Tornado Cash was a decentralized mixing protocol on Ethereum that allowed users to deposit and withdraw ETH or tokens without a traceable link between the two addresses. On August 8, 2022, the US Treasury’s Office of Foreign Assets Control (OFAC) sanctioned Tornado Cash — the first time a government sanctioned a software protocol rather than a person or entity.
The sanctions had immediate consequences. Circle froze $75,000 in USDC held in Tornado Cash contracts. GitHub deleted the Tornado Cash repository. Infura and Alchemy blocked RPC access to the contracts. The Tornado Cash DAO’s TORN token plummeted. Within days, the protocol was effectively deplatformed from centralized infrastructure.
Two weeks later, Dutch authorities arrested Alexey Pertsev, one of Tornado Cash’s developers, charging him with money laundering. Pertsev’s arrest sent shockwaves through the developer community — if writing open-source code could lead to criminal charges, what did that mean for every DeFi developer?
In May 2024, Pertsev was convicted in the Netherlands and sentenced to 64 months in prison. The verdict established a precedent that developers can be held criminally responsible for how others use their code, fundamentally challenging the “code is speech” principle that crypto developers had long relied on.
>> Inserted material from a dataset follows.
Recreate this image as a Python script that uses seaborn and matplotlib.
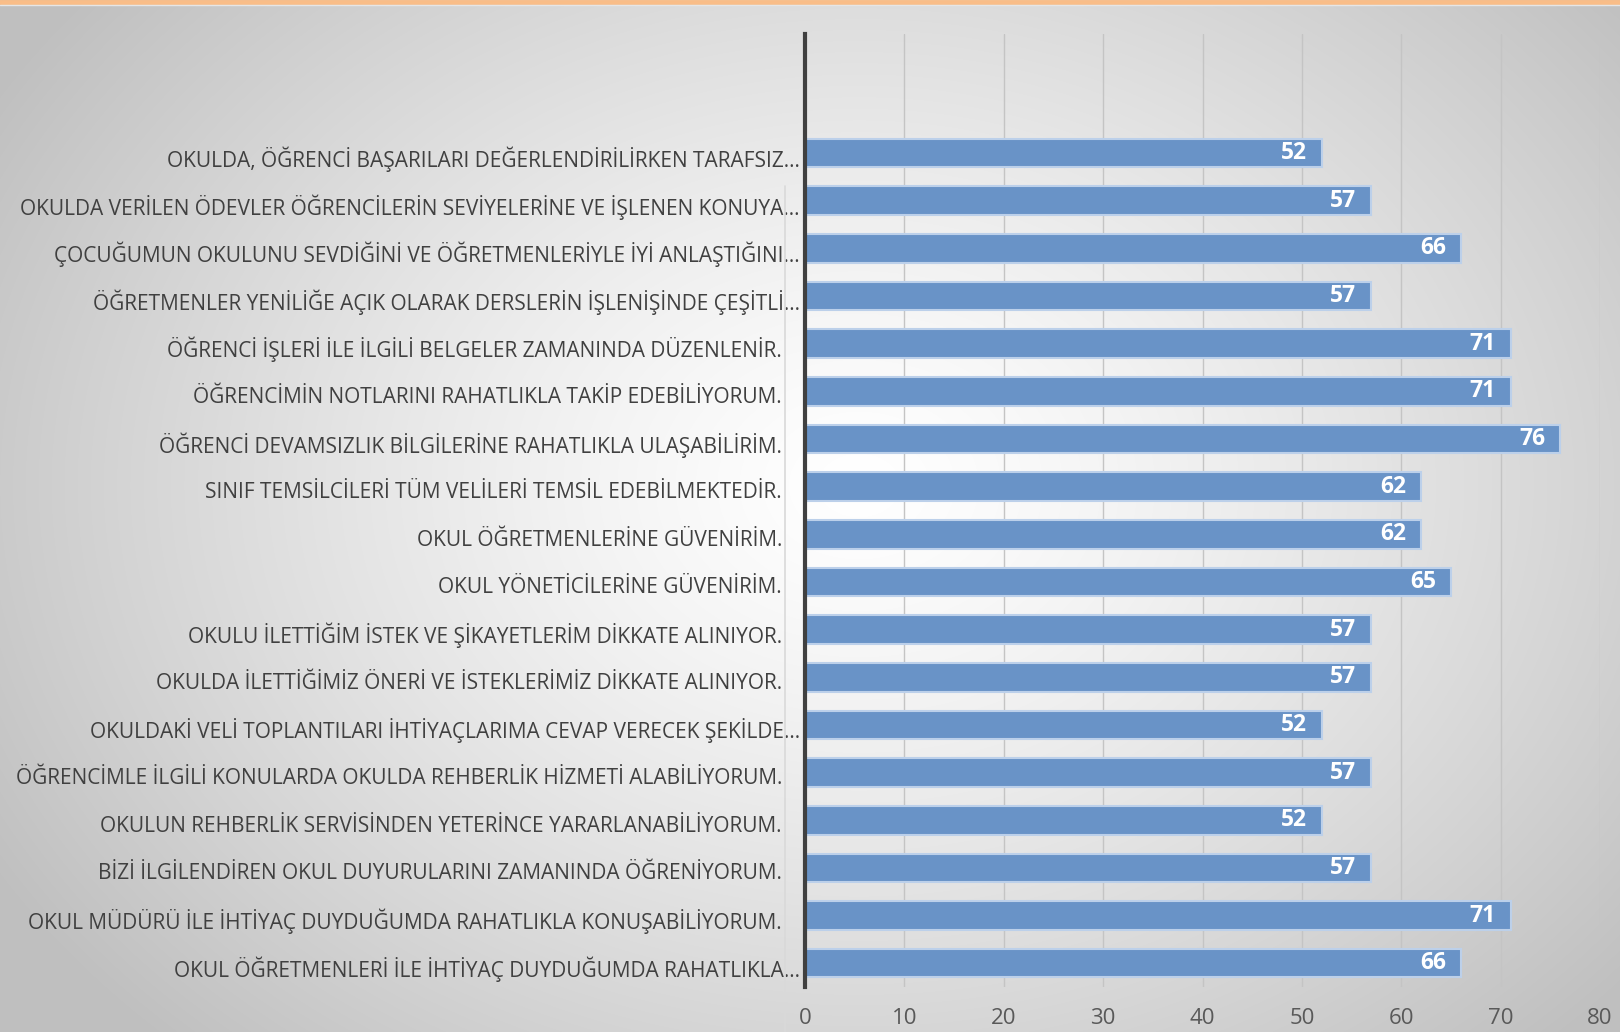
import numpy as np
import pandas as pd
import matplotlib
matplotlib.use("Agg")
import matplotlib.pyplot as plt
import seaborn as sns
from matplotlib.lines import Line2D
from matplotlib.transforms import blended_transform_factory, offset_copy

labels = [
    "OKULDA, ÖĞRENCİ BAŞARILARI DEĞERLENDİRİLİRKEN TARAFSIZ…",
    "OKULDA VERİLEN ÖDEVLER ÖĞRENCİLERİN SEVİYELERİNE VE İŞLENEN KONUYA…",
    "ÇOCUĞUMUN OKULUNU SEVDİĞİNİ VE ÖĞRETMENLERİYLE İYİ ANLAŞTIĞINI…",
    "ÖĞRETMENLER YENİLİĞE AÇIK OLARAK DERSLERİN İŞLENİŞİNDE ÇEŞİTLİ…",
    "ÖĞRENCİ İŞLERİ İLE İLGİLİ BELGELER ZAMANINDA DÜZENLENİR.",
    "ÖĞRENCİMİN NOTLARINI RAHATLIKLA TAKİP EDEBİLİYORUM.",
    "ÖĞRENCİ DEVAMSIZLIK BİLGİLERİNE RAHATLIKLA ULAŞABİLİRİM.",
    "SINIF TEMSİLCİLERİ TÜM VELİLERİ TEMSİL EDEBİLMEKTEDİR.",
    "OKUL ÖĞRETMENLERİNE GÜVENİRİM.",
    "OKUL YÖNETİCİLERİNE GÜVENİRİM.",
    "OKULU İLETTİĞİM İSTEK VE ŞİKAYETLERİM DİKKATE ALINIYOR.",
    "OKULDA İLETTİĞİMİZ ÖNERİ VE İSTEKLERİMİZ DİKKATE ALINIYOR.",
    "OKULDAKİ VELİ TOPLANTILARI İHTİYAÇLARIMA CEVAP VERECEK ŞEKİLDE…",
    "ÖĞRENCİMLE İLGİLİ KONULARDA OKULDA REHBERLİK HİZMETİ ALABİLİYORUM.",
    "OKULUN REHBERLİK SERVİSİNDEN YETERİNCE YARARLANABİLİYORUM.",
    "BİZİ İLGİLENDİREN OKUL DUYURULARINI ZAMANINDA ÖĞRENİYORUM.",
    "OKUL MÜDÜRÜ İLE İHTİYAÇ DUYDUĞUMDA RAHATLIKLA KONUŞABİLİYORUM.",
    "OKUL ÖĞRETMENLERİ İLE İHTİYAÇ DUYDUĞUMDA RAHATLIKLA…",
]
values = [52, 57, 66, 57, 71, 71, 76, 62, 62, 65, 57, 57, 52, 57, 52, 57, 71, 66]
x_ticks = [0, 10, 20, 30, 40, 50, 60, 70, 80]

df = pd.DataFrame({"label": labels, "value": values})

sns.set_theme(style="white")
plt.rcParams['font.family'] = ['Open Sans', 'DejaVu Sans']

fig = plt.figure(figsize=(16.2, 10.32), dpi=100)

# radial gradient background
bg = fig.add_axes([0, 0, 1, 1], zorder=-10)
W, H = 1620, 1032
yy, xx = np.mgrid[0:H, 0:W]
cx, cy = 0.53 * W, 0.47 * H
d = np.sqrt(((xx - cx) / (0.62 * W)) ** 2 + ((yy - cy) / (0.75 * H)) ** 2)
d = np.clip(d, 0, 1)
shade = 1.0 - 0.25 * d ** 1.3
img = np.dstack([shade, shade, shade])
bg.imshow(img, aspect="auto", extent=[0, 1, 0, 1], origin="upper")
bg.set_axis_off()

# orange top line
fig.add_artist(Line2D([0, 1], [0.9985, 0.9985], color="#f9bd88", lw=3.5, transform=fig.transFigure))
fig.add_artist(Line2D([0, 1], [0.995, 0.995], color="#e6e6e6", lw=1.0, transform=fig.transFigure))
# faint label border line
fig.add_artist(Line2D([785 / W, 785 / W], [1 - 186 / H, 0.0], color="#d9d9d9", lw=1.2, transform=fig.transFigure))

ax = fig.add_axes([805 / W, 1 - 987 / H, (1600 - 805) / W, (987 - 34) / H])
ax.patch.set_alpha(0)

sns.barplot(data=df, x="value", y="label", orient="h", color="#6993c7",
            width=0.6, edgecolor="#bcd0ea", linewidth=1.5, saturation=1, ax=ax, zorder=3)

ax.set_xlim(0, 80)
ax.set_ylim(len(labels) - 0.5, -2.5)
ax.set_xticks(x_ticks)
ax.set_xticklabels([str(t) for t in x_ticks], fontsize=16, color="#595959")
ax.tick_params(axis="x", length=0, pad=15)
ax.set_yticks([])
ax.set_xlabel("")
ax.set_ylabel("")
ax.grid(axis="x", color="#c4c4c4", lw=1.0, zorder=0)
ax.set_axisbelow(True)
for s in ["top", "right", "bottom"]:
    ax.spines[s].set_visible(False)
ax.spines["left"].set_color("#404040")
ax.spines["left"].set_linewidth(3)
ax.spines["left"].set_zorder(5)

trans = blended_transform_factory(ax.transAxes, ax.transData)
for i, lab in enumerate(labels):
    if lab.endswith("…"):
        t = offset_copy(trans, fig=fig, x=-5, y=-6, units="dots")
    else:
        t = offset_copy(trans, fig=fig, x=-23, y=-6, units="dots")
    ax.text(0, i, lab, transform=t, ha="right", va="center",
            fontsize=15, color="#404040")

for i, v in enumerate(values):
    ax.text(v, i, str(v), transform=offset_copy(ax.transData, fig=fig, x=-15, y=0, units="dots"),
            ha="right", va="center", fontsize=16.5, fontweight="bold", color="white",
            zorder=6)

fig.savefig("out.png", dpi=100)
Meanwhile, Roman Storm, another Tornado Cash developer arrested in the US, faced federal money laundering and sanctions violation charges. His case, still proceeding through courts in 2024-2025, became a rallying point for crypto privacy advocates, with Coinbase and other companies funding his legal defense.
The sanctions themselves were legally challenged. In November 2024, the US Fifth Circuit Court of Appeals ruled that OFAC exceeded its authority by sanctioning immutable smart contracts — finding that autonomous code is not “property” of a foreign national that can be sanctioned. This ruling potentially limited the government’s ability to sanction decentralized protocols.
Tornado Cash became crypto’s most important legal battleground. The cases against its developers will define the legal status of open-source DeFi development, the limits of financial surveillance, and whether privacy is a right or a crime in the age of transparent blockchains.